▶ TASK DESCRIPTION
Beginning with the first line, set down every line through the one containing "(doc) at (265,33)", exactly as it appears, but not the pictures.

* begin *

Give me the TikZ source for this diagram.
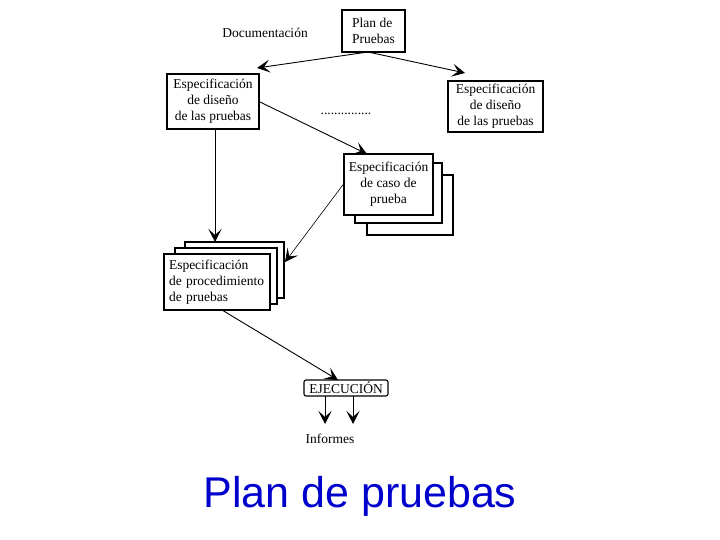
\documentclass[tikz,border=0pt]{standalone}
\usepackage{fontspec}
\setmainfont{Liberation Serif}
\newfontfamily\titlefont{Liberation Sans}
\usetikzlibrary{arrows.meta}
\definecolor{titleblue}{RGB}{0,0,204}
\tikzset{
  dtext/.style={font=\fontsize{13.5}{16}\selectfont, inner sep=0pt},
  docbox/.style={draw, line width=1.5pt, fill=white, inner sep=2pt, dtext},
  conn/.style={line width=0.9pt, -{Stealth[length=13pt,width=13pt,inset=6pt]}},
  thinconn/.style={line width=0.6pt, -{Stealth[length=13pt,width=13pt,inset=6pt]}},
}
\begin{document}
\begin{tikzpicture}[x=1pt,y=-1pt]
\useasboundingbox (0,0) rectangle (720,540);

% top
\node[docbox, minimum width=63pt, minimum height=42pt, align=left] (plan) at (373.5,31) {Plan de\\Pruebas};
\node[dtext] (doc) at (265,33) {Documentación};

% design spec boxes
\node[docbox, minimum width=92pt, minimum height=55pt, align=center] (dizq) at (213,101.5) {Especificación\\de diseño\\de las pruebas};
\node[docbox, minimum width=95pt, minimum height=51pt, align=center] (dder) at (495.5,106.5) {Especificación\\de diseño\\de las pruebas};
\node[dtext] (dots) at (346,114) {...............};

% case spec stack
\node[docbox, minimum width=86pt, minimum height=60pt] (caso3) at (410,205) {};
\node[docbox, minimum width=87pt, minimum height=60pt] (caso2) at (398.5,193) {};
\node[docbox, minimum width=89pt, minimum height=61pt, align=center] (caso) at (388.5,184.5) {Especificación\\de caso de\\prueba};

% procedure spec stack
\node[docbox, minimum width=99pt, minimum height=56pt] (proc3) at (234.5,270) {};
\node[docbox, minimum width=102pt, minimum height=56pt] (proc2) at (226,276) {};
\node[docbox, minimum width=106pt, minimum height=56pt, align=left, text width=96pt] (proc) at (217,282) {Especificación\\de procedimiento\\de pruebas};

% execution
\node[draw, line width=1.1pt, rounded corners=2pt, minimum width=84pt, minimum height=16pt, inner sep=0pt, dtext] (ejec) at (346,388) {EJECUCIÓN};
\node[dtext] (inf) at (330,439) {Informes};

% connectors
\coordinate (pl) at (368,52);
\coordinate (tipl) at (257,68);
\coordinate (tipr) at (465,73);
\draw[conn] (pl) -- (tipl);
\draw[conn] (pl) -- (tipr);

\coordinate (dr) at (260,102);
\coordinate (ct) at (367,154);
\draw[conn] (dr) -- (ct);

\coordinate (db) at (215,129);
\coordinate (pt) at (215,242);
\draw[conn] (db) -- (pt);

\coordinate (cl) at (345,182);
\coordinate (pr) at (285,262);
\draw[thinconn] (cl) -- (pr);

\coordinate (pb) at (222,310);
\coordinate (et) at (338,380);
\draw[conn] (pb) -- (et);

\coordinate (e1) at (325,396);
\coordinate (e2) at (353,396);
\coordinate (i1) at (325,424);
\coordinate (i2) at (353,424);
\draw[conn] (e1) -- (i1);
\draw[conn] (e2) -- (i2);

% title
\node[font=\titlefont\fontsize{43}{50}\selectfont, text=titleblue, anchor=base, inner sep=0pt] (title) at (360,507) {Plan de pruebas};
\end{tikzpicture}
\end{document}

* end *

▶ SOLVED PROBLEM
Give me the TikZ source for this diagram.
\documentclass[tikz,border=0pt]{standalone}
\usepackage{fontspec}
\setmainfont{Liberation Serif}
\newfontfamily\titlefont{Liberation Sans}
\usetikzlibrary{arrows.meta}
\definecolor{titleblue}{RGB}{0,0,204}
\tikzset{
  dtext/.style={font=\fontsize{13.5}{16}\selectfont, inner sep=0pt},
  docbox/.style={draw, line width=1.5pt, fill=white, inner sep=2pt, dtext},
  conn/.style={line width=0.9pt, -{Stealth[length=13pt,width=13pt,inset=6pt]}},
  thinconn/.style={line width=0.6pt, -{Stealth[length=13pt,width=13pt,inset=6pt]}},
}
\begin{document}
\begin{tikzpicture}[x=1pt,y=-1pt]
\useasboundingbox (0,0) rectangle (720,540);

% top
\node[docbox, minimum width=63pt, minimum height=42pt, align=left] (plan) at (373.5,31) {Plan de\\Pruebas};
\node[dtext] (doc) at (265,33) {Documentación};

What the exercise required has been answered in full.